Looking back now, Aniston feels she "was lucky The Break-Up came to me at the
time it did. I understood it on an emotional level.
"If the script had come to me at any other time in my life, I don't know that
I would have been able to go to the level emotionally and intellectually that I
did as an actor."
Peyton Reed, who directed The Break-Up, admits "the irony of having Jennifer
Aniston making a movie called The Break-Up when she was going through her own
was not lost on any of us."
He agrees, "Jennifer could relate to the film on a much more personal level,
but she never let her situation impact the film set. If I didn't see the
headlines on the magazines and papers in the supermarket where I shopped, I
wouldn't have known anything that traumatic was going on. There were never any
tears on the set unless they were called for in the script."

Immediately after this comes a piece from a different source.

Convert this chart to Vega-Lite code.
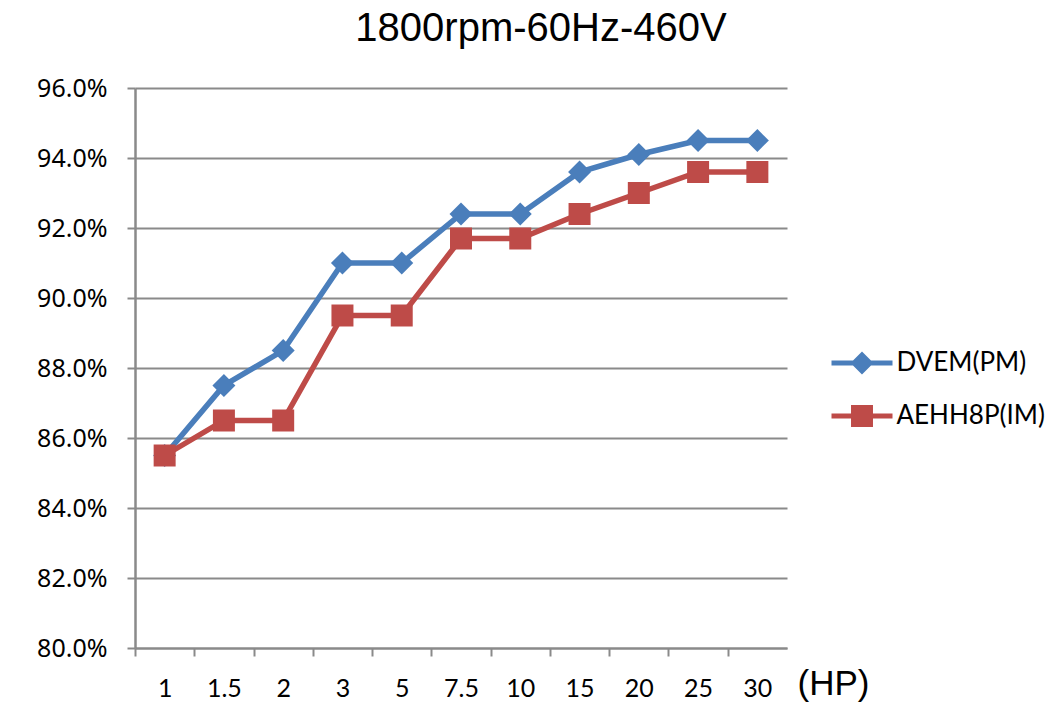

Insisting she is no expert on relationships, Aniston says she believes "it is
laziness that causes romance to go out of a relationship. I think the two people
just stop trying their best to make it work."
She adds regardless of what happened to her marriage to Pitt, she is "still
very much a romantic. I still believe in love."
Vaughn, who produced the film and wrote it with friends Jeremy Garelick and
Jay Lavender, says Aniston was his first and only choice as a costar but not
because it was art mirroring reality. "Jennifer is a wonderful comedian, but she
is also immediately sympathetic to an audience. That would ensure I'd have a
strong actor to play off."
Neither Aniston nor Vaughn would confirm the relationship they developed on
the set of The Break-Up is anything more than a special friendship. They spoke
about each other in glowing terms but never said they were a couple.